Students typically learn the print script, known locally as “manuscript” or “printing”, in first grade, followed by a slanted continuous cursive model in late second or third grade.
The education system in Canada is decentralised, and each province and territory is responsible for the funding, organisation and curriculum of its own public schools. Regional authorities also select, approve, purchase and distribute textbooks and other learning materials to schools. While education is generally compulsory from ages 6–7 to 16 years old, some provinces choose to make it mandatory from pre-school onwards, or extend it until students turn 18 years old.
There are two official languages: English and French. Most schools have English as the main language of instruction, however in most provinces and territories, it is possible to choose francophone or bilingual schools. In Quebec, the language of instruction in elementary school is French.
Handwriting education is usually a multi-stage process that begins in the first grade (6–7 years old). Students start with uppercase letters in print script style (locally known as “manuscript” or “printing”). Cursive writing is taught either in the late second grade (7–8 years old) or in the third grade (8–9 years old). The system closely resembles what is followed in many schools in the United States. Although the general practice is to teach both print script and cursive in Canada, this may vary by region, school or teacher.
During the 20th century, the advantages and disadvantages of teaching print script and cursive writing were hotly debated in Canada. Owing to issues of motor complexity and the cognitive load on students in learning two distinct styles, print script prevailed in most regions in the 1990s and cursive writing fell out of favour. Even today, writing is viewed largely from the perspective of text production and communication, and recommendations about letter shapes are limited to comments regarding legibility and character recognition. Consequently, curricula and related resources do not provide directions about using specific styles for handwriting instruction. In recent years, this state of affairs has come to be scrutinised by authorities and schools. There have been failing handwriting standards and a decline in the quality of written production by students. Since the 2010s, there has also been a global push towards cursive writing by neurocognition experts, and its strong influence continues to be felt in Canada. Consequently, some provinces have reinstated cursive writing.

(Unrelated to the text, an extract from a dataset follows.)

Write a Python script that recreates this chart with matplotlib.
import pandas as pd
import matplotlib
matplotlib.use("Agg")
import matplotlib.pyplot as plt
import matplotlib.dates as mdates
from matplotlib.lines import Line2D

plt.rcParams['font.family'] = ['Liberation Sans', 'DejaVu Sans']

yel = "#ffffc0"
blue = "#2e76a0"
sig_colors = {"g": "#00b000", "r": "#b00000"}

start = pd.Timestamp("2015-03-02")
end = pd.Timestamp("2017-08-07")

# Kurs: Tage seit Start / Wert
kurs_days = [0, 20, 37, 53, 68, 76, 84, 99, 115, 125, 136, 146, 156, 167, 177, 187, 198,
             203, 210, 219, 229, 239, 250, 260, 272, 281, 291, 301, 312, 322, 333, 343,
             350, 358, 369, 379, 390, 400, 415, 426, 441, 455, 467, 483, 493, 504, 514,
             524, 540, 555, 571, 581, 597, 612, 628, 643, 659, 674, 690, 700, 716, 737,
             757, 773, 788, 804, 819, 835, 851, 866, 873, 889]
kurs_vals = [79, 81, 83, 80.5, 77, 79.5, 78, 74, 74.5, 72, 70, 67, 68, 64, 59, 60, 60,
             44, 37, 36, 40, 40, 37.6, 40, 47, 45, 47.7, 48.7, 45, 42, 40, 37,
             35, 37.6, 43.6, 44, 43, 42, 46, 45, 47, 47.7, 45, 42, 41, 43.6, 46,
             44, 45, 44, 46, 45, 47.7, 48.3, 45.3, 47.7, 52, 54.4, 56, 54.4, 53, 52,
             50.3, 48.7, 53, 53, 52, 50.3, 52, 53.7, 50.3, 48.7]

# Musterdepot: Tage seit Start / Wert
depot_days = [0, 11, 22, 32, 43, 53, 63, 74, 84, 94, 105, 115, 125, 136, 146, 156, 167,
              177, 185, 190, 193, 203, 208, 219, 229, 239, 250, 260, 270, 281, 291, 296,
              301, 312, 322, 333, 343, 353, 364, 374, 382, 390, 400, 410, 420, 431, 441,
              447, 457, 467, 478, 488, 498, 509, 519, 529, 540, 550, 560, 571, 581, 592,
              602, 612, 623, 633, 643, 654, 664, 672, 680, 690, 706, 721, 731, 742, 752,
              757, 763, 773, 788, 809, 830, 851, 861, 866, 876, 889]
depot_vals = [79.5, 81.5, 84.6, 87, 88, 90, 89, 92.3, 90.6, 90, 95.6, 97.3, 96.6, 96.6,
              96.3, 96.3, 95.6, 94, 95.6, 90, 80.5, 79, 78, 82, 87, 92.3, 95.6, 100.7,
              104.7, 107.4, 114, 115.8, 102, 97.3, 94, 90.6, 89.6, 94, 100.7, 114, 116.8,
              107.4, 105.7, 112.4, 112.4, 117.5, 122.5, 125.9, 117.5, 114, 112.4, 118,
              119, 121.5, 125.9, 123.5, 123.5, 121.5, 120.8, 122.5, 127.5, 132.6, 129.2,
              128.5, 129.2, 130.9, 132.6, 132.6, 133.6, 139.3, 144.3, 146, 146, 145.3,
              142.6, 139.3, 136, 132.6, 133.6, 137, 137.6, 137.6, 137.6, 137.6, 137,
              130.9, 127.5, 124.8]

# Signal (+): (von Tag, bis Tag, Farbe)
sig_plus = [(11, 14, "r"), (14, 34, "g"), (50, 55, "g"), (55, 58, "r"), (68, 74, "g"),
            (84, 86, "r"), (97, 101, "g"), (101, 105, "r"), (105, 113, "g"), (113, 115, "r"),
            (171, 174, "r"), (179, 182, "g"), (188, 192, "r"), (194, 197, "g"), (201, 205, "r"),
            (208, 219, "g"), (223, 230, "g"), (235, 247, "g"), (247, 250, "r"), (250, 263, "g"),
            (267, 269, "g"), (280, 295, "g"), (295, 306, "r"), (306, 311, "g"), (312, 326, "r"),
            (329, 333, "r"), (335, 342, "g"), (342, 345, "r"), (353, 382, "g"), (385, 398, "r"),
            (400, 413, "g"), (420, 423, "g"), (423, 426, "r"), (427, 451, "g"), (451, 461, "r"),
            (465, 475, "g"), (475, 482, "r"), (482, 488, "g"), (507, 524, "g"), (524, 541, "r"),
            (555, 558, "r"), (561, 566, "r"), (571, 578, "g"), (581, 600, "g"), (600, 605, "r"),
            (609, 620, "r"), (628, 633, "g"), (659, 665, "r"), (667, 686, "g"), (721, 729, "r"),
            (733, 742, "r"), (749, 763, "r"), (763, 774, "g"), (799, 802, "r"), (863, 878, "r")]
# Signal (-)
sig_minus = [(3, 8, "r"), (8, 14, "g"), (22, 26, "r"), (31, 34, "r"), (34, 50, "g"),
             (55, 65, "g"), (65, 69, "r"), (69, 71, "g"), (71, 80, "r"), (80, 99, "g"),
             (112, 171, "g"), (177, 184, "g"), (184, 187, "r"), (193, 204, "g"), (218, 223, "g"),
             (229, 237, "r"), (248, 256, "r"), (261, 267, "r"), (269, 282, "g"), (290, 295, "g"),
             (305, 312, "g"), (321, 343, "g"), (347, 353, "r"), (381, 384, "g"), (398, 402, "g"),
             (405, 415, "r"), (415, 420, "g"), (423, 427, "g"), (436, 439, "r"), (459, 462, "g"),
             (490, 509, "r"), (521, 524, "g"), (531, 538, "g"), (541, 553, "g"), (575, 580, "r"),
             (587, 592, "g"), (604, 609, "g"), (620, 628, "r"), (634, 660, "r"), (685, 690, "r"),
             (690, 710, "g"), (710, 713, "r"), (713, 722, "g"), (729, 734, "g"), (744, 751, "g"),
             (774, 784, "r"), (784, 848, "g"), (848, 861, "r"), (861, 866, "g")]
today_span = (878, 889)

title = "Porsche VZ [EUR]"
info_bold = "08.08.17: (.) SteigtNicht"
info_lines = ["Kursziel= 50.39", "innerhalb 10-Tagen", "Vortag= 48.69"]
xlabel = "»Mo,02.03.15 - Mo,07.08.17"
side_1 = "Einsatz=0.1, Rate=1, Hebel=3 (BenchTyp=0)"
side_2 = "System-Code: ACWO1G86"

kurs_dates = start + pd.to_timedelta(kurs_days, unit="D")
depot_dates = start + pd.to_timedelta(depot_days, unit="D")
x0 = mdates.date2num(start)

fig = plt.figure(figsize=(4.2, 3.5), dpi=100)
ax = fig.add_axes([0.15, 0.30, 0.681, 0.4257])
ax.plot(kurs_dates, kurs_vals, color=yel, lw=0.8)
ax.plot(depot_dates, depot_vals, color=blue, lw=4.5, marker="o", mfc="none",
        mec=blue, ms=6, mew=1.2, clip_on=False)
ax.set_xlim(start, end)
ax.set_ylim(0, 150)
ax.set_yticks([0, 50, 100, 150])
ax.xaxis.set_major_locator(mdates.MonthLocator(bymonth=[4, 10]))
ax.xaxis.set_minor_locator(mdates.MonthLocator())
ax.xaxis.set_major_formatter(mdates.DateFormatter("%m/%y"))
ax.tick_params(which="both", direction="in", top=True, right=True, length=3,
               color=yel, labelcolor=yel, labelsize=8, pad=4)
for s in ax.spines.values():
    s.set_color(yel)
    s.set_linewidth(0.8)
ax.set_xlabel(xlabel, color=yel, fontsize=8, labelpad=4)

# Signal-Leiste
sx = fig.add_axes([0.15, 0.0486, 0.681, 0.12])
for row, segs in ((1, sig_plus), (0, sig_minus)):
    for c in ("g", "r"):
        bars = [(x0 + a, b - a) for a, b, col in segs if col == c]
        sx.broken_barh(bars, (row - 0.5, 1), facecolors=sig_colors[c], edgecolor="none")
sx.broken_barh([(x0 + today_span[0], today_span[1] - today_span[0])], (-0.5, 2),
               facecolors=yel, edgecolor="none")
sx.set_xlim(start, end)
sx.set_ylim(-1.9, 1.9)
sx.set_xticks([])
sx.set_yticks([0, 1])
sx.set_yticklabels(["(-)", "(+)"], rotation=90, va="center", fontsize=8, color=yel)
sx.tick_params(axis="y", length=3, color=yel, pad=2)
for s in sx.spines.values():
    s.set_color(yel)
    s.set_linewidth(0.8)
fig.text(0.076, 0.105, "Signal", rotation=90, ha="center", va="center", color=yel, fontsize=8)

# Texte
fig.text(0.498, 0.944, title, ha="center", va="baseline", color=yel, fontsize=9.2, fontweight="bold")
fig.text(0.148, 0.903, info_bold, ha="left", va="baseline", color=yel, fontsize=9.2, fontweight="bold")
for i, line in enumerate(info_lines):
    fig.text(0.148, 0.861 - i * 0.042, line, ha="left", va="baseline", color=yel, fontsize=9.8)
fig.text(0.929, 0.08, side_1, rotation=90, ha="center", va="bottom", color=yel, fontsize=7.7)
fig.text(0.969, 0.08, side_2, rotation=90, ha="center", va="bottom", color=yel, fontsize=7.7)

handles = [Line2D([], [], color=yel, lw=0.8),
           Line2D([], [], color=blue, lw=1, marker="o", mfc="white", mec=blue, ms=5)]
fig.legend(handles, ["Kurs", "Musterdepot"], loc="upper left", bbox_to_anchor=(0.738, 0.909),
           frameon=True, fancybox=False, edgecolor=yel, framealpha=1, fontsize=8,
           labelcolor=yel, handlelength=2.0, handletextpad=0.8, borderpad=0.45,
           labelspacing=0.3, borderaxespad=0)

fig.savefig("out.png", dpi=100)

In seven provinces — Alberta, Saskatchewan, Manitoba, Quebec, New Brunswick, Nova Scotia and Prince Edward Island — cursive writing is a mandatory requirement between third (8–9 years old) and sixth grades (11-12 years old). While in British Columbia, Ontario, and Newfoundland and Labrador, teaching cursive writing is not mandatory, though teachers may choose to do so.
MacLean’s impact on handwriting education
MacLean’s Method of Writing is the traditional method of handwriting instruction in Canada. It was developed by educator Henry Boyver MacLean (1884–1976), between the 1920s and 1960s in Victoria. Building on letter shapes devised by Austin Norman Palmer (1860–1927) in the United States, MacLean introduced several adaptations to suit the needs of school instruction, such as modifications to teaching methods and addition of motor preparation exercises. By the 1960s, he also incorporated American print script style into his system to serve as the first letters introduced to students.
MacLean’s approach was influential in the country until the end of the 20th century, and was at the time the official method for handwriting instruction in Newfoundland, Nova Scotia, New Brunswick, Prince Edward Island, and in English-speaking Catholic schools in Quebec, Manitoba, and British Columbia.
Even though his books have not been used in Canada for several years, the structure of the MacLean’s letter shapes — Palmer-based slanted, continuous cursive — survive in schoolbooks published by regional governments, such as those of Prince Edward, and private publishing houses. Consequently, they are widely used in the majority of Canadian primary schools.